Revue Prescrire, article en une, Prix des médicaments : la folle envolée, Points-clés décembre 2004
Prescrire     Accueil  
 
Article en Une - Archive
Prix des médicaments : la folle envolée
Points-clés

Il fut un temps (jusqu'au milieu des années 1980) où le prix des médicaments remboursables par l'assurance maladie était bas en France, tout au moins plus bas qu'aux États-Unis d'Amérique, en Allemagne ou au Japon.

Du point de vue d'un professionnel de santé, le prix de vente des médicaments devrait prendre en compte leur coût réel de recherche et développement, et leur valeur en terme de progrès thérapeutique.

L'étude qui a estimé le coût de recherche et développement des médicaments à 802 millions de dollars présente de nombreux biais rédhibitoires. Le coût réel est très certainement inférieur à cette somme.

Le coût de recherche et développement des médicaments doit être rapproché du profit des firmes pharmaceutiques, lequel reste en tête de tous les secteurs industriels.
l De trop nombreux médicaments sont présentés comme des "innovations" majeures, et facturés à prix fort, sans même avoir été comparés aux médicaments de référence déjà disponibles pour traiter la même maladie.

En France et ailleurs, les pouvoirs publics ne pourront encourager les vrais progrès thérapeutiques qu'en exigeant ou en finançant eux-mêmes des essais comparatifs pertinents.

La liberté des prix de vente des médicaments entraîne un désintérêt de plus en plus grand des firmes pour les marchés moins profitables (maladies négligées des pays démunis notamment).

Le prix de vente élevé des nouveaux médicaments résulte du rapport de force qui penche de plus en plus en faveur des firmes, en conséquence de la mondialisation du marché pharmaceutique, et du "profil bas" adopté par les agences de régulation du médicament.

La politique pharmaceutique soutenue par les instances européennes est surtout pro-industrielle, insuffisamment motivée par la santé publique.

En France, le prix de vente des médicaments est de moins en moins "contrôlé". Il a d'ailleurs rejoint la moyenne européenne, avec des volumes de consommation toujours très élevés.

La France est le pays riche qui consomme la plus grande partie de sa richesse en médicaments.

Le "contrôle" des prix de vente ne permet pas de maîtriser l'évolution des dépenses pharmaceutiques en France, car la pression commerciale des firmes pousse les médecins à prescrire les médicaments les plus chers.

En plus d'octroyer des prix de vente élevés aux nouveaux médicaments, les pouvoirs publics français ont gaspillé de nombreuses autres occasions de maîtriser la facture pharmaceutique nationale.

Les firmes pharmaceutiques ont détourné pendant plus de 10 ans le mécanisme français de rétrocession des médicaments aux patients ambulatoires par les hôpitaux, pour étendre de fait, à la "ville", la liberté du prix de vente des médicaments en vigueur à l'hôpital.

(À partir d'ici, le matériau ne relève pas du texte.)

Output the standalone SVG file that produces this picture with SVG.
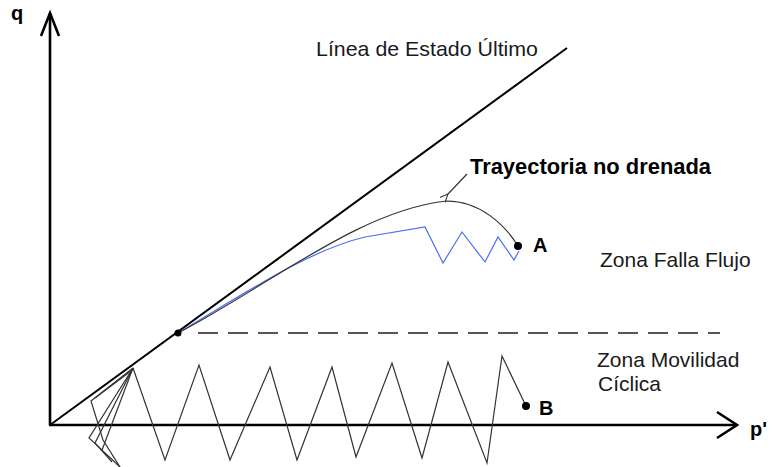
<svg xmlns="http://www.w3.org/2000/svg" width="773" height="467" viewBox="0 0 773 467">
<defs>
<style>
.t{font-family:"Liberation Sans",Arial,sans-serif;font-size:21px;fill:#1a1a1a}
.b{font-family:"Liberation Sans",Arial,sans-serif;font-weight:bold;fill:#000}
.ax{stroke:#000;stroke-width:2.6;fill:none}
.thin{stroke:#333;stroke-width:1.2;fill:none;stroke-linejoin:miter}
.blue{stroke:#4a6ef5;stroke-width:1.2;fill:none}
</style>
<marker id="ah" viewBox="0 0 10 10" refX="1" refY="5" markerWidth="9" markerHeight="9" orient="auto" markerUnits="userSpaceOnUse">
<path d="M10,1 L1,5 L10,9" fill="none" stroke="#333" stroke-width="1.2"/>
</marker>
</defs>
<rect width="773" height="467" fill="#fff"/>
<g id="axes">
<line class="ax" x1="50" y1="425" x2="50" y2="13"/>
<polyline class="ax" points="41,36 50,13 59,36" stroke-width="2"/>
<line class="ax" x1="49" y1="425" x2="737" y2="425"/>
<polyline class="ax" points="717,412 737,425 717,438" stroke-width="2"/>
<text class="b" x="11" y="20" font-size="20">q</text>
<text class="b" x="750" y="436" font-size="20">p'</text>
</g>
<g id="linea-estado-ultimo">
<line x1="50" y1="425" x2="567" y2="48" stroke="#000" stroke-width="2"/>
<text class="t" x="316" y="56" textLength="222" lengthAdjust="spacingAndGlyphs">Línea de Estado Último</text>
</g>
<g id="limite-zonas">
<line x1="198" y1="333" x2="720" y2="333" stroke="#555" stroke-width="2" stroke-dasharray="20 10"/>
<text class="t" x="600" y="267">Zona Falla Flujo</text>
<text class="t" x="597" y="367">Zona Movilidad</text>
<text class="t" x="598" y="391">Cíclica</text>
</g>
<g id="connectors">
<path class="blue" d="M178,333 C250,290 310,250 365,237 L425,227 L443,263 L462,232 L485,262 L498,237 L514,260 L519,251"/>
<path class="thin" d="M178,333 C270,285 360,210 447,201 C480,201 505,225 518,246"/>
<line class="thin" x1="467" y1="174" x2="448" y2="194" marker-end="url(#ah)"/>
<polyline class="thin" points="133,368 165,460 199,365 230,460 270,367 297,460 332,367 356,457 392,363 422,458 448,362 487,463 502,356 526,406"/>
<polyline class="thin" stroke="#555" points="133,368 91,401 103,440 120,467"/>
<polyline class="thin" stroke="#555" points="133,368 89,438 120,467"/>
<polyline class="thin" stroke="#555" points="133,368 95,443 112,462"/>
<line class="thin" stroke="#666" x1="133" y1="368" x2="102" y2="450"/>
<line class="thin" stroke="#666" x1="131" y1="371" x2="95" y2="398"/>
</g>
<g id="punto-inicio"><circle cx="178" cy="333" r="3.5" fill="#000"/></g>
<g id="punto-A">
<circle cx="518" cy="246" r="4" fill="#000"/>
<text class="b" x="533" y="252" font-size="20">A</text>
</g>
<g id="punto-B">
<circle cx="526" cy="406" r="4" fill="#000"/>
<text class="b" x="539" y="415" font-size="20">B</text>
</g>
<g id="trayectoria-label">
<text class="b" x="470" y="174" font-size="22" textLength="241" lengthAdjust="spacingAndGlyphs">Trayectoria no drenada</text>
</g>
</svg>
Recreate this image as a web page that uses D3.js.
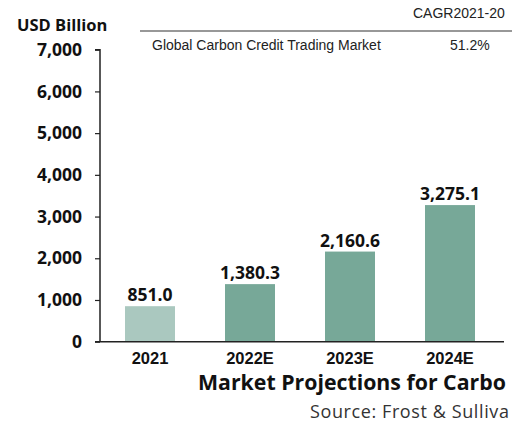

Les vagues de déremboursements de médicaments à efficacité non démontrée, annoncées pendant plusieurs années en France, ont été revues nettement à la baisse et ont eu peu d'effets.

La politique française des médicaments génériques est marquée par de nombreuses incohérences qui en limitent fortement la portée. La prescription en dénomination commune internationale (DCI) devrait être beaucoup plus encouragée.

La folle envolée mondiale du prix de vente des médicaments est pour beaucoup une conséquence de la logique boursière des firmes pharmaceutiques.

Les firmes pharmaceutiques présentent habituellement les États-Unis d'Amérique comme le pays idéal, où elles menacent de se replier en cas de décisions politiques jugées défavorables en France ou en Europe.

Pourtant le problème du prix de vente des médicaments n'a jamais été autant débattu aux États-Unis même. Le prix des nouveaux médicaments y est de plus en plus contesté aux plans économique et social.

Les firmes pharmaceutiques essaient de faire croire aux patients des États-Unis qu'ils paient leurs médicaments plus cher parce que les autres pays fixent des prix trop bas qui ne permettent pas de couvrir les coûts de recherche et développement. Elles entretiennent le mythe d'une recherche et développement trop exclusivement financée par les États-Unis, dont les autres pays profiteraient en "passagers clandestins". Cette assertion n'est pas démontrée.

L'exemple des États-Unis montre que les prix élevés de vente des médicaments ne sont pas une fatalité, mais que ceux-ci sont le reflet de choix politiques, réformables par définition.

© La revue Prescrire 1er décembre 2004
Rev Prescrire 2004 ; 24 (256 suppl.) : 945.